### TASK TO CARRY OUT
Filter the lines below, copying only those with the string "Output".

### LISTED ENTRIES
* * *
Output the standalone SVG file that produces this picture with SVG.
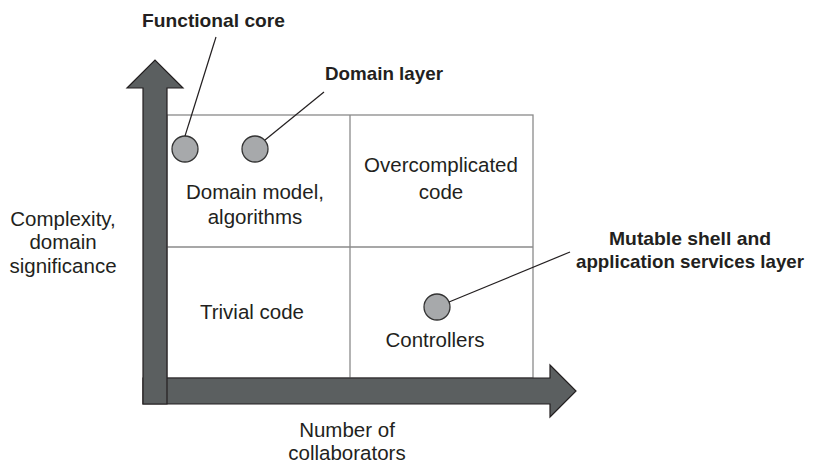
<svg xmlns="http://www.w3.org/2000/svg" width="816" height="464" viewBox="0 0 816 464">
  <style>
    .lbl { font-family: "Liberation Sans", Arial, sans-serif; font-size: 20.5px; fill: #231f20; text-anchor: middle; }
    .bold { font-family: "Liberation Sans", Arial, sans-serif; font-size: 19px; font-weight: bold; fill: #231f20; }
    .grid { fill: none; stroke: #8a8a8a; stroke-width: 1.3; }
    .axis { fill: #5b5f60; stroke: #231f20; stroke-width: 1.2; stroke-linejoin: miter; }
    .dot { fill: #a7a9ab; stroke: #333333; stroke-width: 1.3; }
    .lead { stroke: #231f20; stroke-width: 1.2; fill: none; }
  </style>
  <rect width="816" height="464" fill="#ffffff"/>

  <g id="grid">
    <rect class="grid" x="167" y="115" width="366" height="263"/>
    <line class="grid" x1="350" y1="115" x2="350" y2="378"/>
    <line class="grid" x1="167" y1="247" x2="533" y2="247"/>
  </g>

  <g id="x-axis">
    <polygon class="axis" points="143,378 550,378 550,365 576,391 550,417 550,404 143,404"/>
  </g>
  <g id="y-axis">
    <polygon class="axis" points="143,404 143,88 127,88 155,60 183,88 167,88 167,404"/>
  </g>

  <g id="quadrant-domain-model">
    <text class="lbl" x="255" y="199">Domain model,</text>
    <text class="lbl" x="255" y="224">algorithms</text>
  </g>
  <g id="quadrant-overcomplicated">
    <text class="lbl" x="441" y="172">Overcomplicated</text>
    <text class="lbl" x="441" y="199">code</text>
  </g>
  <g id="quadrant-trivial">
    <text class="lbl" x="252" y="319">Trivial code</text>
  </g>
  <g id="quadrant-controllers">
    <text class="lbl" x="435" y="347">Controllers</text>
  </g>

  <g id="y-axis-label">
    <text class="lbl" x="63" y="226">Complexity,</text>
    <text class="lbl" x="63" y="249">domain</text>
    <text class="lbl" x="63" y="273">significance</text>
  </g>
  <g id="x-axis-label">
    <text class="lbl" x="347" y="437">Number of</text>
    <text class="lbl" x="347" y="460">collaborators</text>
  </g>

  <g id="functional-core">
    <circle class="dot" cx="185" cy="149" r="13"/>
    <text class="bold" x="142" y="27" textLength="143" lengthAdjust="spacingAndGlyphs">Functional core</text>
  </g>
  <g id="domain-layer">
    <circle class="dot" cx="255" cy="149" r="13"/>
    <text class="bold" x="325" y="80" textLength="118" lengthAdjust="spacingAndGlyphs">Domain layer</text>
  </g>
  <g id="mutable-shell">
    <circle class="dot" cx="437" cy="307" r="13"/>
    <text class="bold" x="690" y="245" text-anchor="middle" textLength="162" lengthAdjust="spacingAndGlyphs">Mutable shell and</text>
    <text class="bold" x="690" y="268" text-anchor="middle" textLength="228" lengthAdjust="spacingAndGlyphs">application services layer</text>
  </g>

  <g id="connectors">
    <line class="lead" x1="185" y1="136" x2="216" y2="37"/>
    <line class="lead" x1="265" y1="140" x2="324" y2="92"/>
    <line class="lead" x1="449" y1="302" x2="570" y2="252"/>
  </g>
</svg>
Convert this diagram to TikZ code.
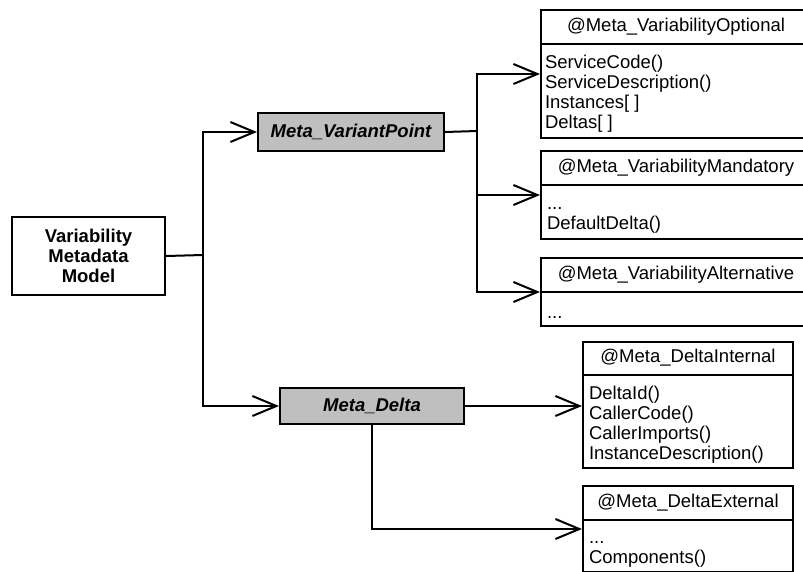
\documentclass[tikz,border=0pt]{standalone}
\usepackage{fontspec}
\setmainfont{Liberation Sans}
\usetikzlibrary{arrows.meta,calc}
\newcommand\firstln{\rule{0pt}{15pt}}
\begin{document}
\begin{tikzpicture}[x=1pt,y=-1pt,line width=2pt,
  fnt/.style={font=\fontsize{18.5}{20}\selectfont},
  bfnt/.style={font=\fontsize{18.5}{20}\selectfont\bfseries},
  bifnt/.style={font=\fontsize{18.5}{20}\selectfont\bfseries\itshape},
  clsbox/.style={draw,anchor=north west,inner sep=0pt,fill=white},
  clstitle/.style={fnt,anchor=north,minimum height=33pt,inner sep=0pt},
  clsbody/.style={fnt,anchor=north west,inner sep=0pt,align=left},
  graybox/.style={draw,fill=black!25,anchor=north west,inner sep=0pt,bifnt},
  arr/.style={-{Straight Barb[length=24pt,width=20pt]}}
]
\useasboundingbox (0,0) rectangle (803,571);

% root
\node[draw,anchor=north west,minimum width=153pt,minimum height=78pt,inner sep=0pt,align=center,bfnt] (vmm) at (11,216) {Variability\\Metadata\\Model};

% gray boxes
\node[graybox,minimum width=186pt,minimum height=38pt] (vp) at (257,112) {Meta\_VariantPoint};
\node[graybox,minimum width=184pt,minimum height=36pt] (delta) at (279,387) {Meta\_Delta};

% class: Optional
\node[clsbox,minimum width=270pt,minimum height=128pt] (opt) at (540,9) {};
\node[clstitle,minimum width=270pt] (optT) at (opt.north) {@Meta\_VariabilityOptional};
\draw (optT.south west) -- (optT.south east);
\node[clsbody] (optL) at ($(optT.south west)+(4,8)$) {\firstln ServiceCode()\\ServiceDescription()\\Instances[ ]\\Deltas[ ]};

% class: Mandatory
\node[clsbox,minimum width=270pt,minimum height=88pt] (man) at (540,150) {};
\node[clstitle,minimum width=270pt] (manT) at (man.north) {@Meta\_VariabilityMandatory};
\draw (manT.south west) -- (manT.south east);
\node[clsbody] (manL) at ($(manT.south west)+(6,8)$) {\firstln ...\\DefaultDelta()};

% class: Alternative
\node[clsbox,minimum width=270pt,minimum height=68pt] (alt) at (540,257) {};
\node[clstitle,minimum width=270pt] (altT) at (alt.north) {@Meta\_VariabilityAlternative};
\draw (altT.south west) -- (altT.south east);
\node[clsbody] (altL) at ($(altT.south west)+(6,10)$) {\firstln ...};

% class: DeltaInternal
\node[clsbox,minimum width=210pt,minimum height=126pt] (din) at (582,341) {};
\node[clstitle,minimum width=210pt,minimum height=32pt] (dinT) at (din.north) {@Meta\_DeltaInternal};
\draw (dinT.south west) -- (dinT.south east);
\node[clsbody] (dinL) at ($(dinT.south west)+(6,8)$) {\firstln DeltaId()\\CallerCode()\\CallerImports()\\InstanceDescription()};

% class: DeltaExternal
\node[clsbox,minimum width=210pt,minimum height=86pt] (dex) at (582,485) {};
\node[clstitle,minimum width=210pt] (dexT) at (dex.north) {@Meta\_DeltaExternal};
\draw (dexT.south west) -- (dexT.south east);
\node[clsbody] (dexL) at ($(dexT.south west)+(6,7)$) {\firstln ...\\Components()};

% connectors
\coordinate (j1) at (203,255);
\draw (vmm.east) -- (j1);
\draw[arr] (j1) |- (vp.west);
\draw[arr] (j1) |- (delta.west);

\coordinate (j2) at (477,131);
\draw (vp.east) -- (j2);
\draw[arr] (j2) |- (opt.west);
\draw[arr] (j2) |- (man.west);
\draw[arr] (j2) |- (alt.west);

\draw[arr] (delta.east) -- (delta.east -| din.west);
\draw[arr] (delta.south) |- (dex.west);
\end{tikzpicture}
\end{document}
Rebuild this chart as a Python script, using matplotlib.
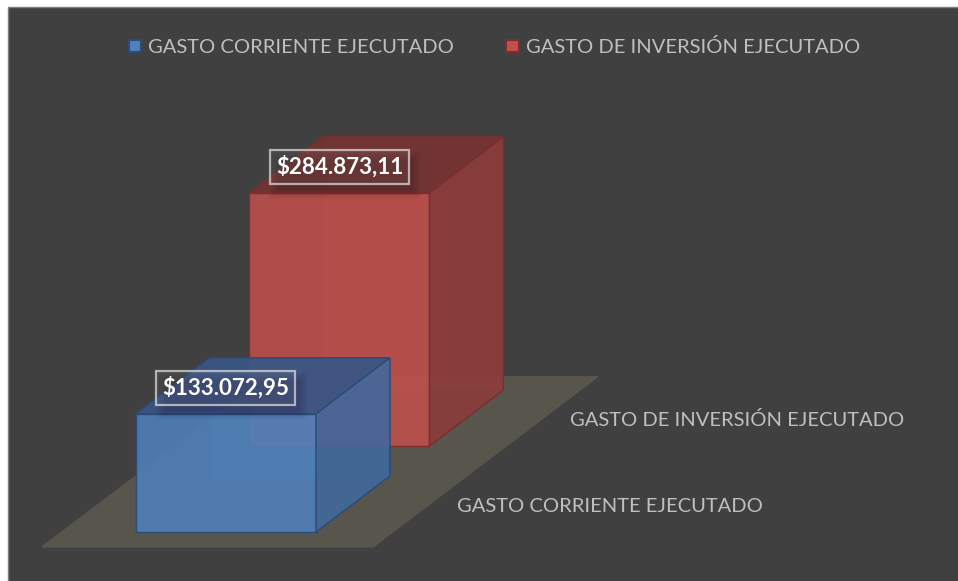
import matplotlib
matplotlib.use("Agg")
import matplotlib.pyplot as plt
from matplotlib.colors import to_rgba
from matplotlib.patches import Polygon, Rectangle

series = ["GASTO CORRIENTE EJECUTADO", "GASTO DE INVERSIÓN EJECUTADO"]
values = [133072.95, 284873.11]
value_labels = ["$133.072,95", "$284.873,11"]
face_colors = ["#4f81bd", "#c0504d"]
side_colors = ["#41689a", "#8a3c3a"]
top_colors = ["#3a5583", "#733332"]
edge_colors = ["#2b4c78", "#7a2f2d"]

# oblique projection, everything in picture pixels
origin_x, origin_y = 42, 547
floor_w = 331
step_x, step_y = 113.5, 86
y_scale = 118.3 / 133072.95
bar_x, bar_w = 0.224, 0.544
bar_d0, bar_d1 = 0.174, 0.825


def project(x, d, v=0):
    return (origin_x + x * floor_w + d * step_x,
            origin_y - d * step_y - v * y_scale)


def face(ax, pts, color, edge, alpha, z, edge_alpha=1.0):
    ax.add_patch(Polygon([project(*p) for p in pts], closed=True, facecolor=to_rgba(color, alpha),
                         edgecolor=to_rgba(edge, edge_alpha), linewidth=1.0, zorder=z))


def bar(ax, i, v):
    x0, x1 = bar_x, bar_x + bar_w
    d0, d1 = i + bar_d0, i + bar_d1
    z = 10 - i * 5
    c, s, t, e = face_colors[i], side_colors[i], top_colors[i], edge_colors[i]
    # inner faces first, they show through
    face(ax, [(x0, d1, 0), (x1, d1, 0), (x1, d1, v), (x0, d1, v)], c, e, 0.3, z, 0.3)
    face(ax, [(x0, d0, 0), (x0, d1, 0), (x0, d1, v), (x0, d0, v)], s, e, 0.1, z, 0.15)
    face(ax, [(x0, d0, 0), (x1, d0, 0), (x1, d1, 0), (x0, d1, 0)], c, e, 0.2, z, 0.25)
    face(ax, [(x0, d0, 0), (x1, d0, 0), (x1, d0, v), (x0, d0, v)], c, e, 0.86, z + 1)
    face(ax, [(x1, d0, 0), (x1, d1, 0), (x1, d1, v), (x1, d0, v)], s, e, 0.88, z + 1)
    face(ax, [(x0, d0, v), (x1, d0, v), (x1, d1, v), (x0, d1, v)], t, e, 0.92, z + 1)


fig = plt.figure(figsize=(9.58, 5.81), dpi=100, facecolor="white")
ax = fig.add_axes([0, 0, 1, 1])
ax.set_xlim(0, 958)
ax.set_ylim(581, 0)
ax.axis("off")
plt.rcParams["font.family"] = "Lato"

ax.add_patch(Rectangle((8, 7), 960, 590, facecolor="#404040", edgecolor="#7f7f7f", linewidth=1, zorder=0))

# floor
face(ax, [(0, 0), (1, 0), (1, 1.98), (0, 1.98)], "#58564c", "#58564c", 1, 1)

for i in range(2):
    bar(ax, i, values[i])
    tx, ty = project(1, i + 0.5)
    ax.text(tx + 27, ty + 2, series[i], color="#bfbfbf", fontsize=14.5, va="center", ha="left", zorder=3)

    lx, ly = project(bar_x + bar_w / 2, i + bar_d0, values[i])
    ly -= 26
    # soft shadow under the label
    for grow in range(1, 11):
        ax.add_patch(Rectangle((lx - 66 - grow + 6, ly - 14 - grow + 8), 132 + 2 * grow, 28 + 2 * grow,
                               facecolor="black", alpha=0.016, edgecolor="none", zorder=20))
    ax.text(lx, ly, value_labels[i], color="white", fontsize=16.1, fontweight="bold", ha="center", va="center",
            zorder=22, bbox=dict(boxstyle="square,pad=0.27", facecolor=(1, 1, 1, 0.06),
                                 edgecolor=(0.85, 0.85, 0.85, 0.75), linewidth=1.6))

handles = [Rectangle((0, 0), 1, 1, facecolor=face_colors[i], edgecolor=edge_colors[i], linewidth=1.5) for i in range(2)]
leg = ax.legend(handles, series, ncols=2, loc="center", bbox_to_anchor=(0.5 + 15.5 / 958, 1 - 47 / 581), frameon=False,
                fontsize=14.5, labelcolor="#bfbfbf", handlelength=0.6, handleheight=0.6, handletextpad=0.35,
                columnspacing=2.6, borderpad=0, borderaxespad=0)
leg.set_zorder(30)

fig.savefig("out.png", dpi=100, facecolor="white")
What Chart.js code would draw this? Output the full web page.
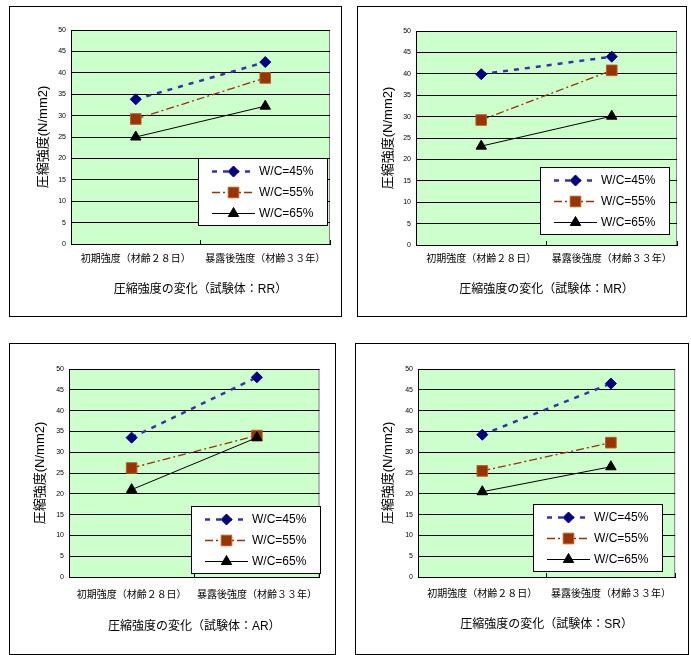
* * *
### TASK ANSWER
Output the standalone SVG file that produces this picture with SVG.
What Chart.js code would draw this? Output the full web page.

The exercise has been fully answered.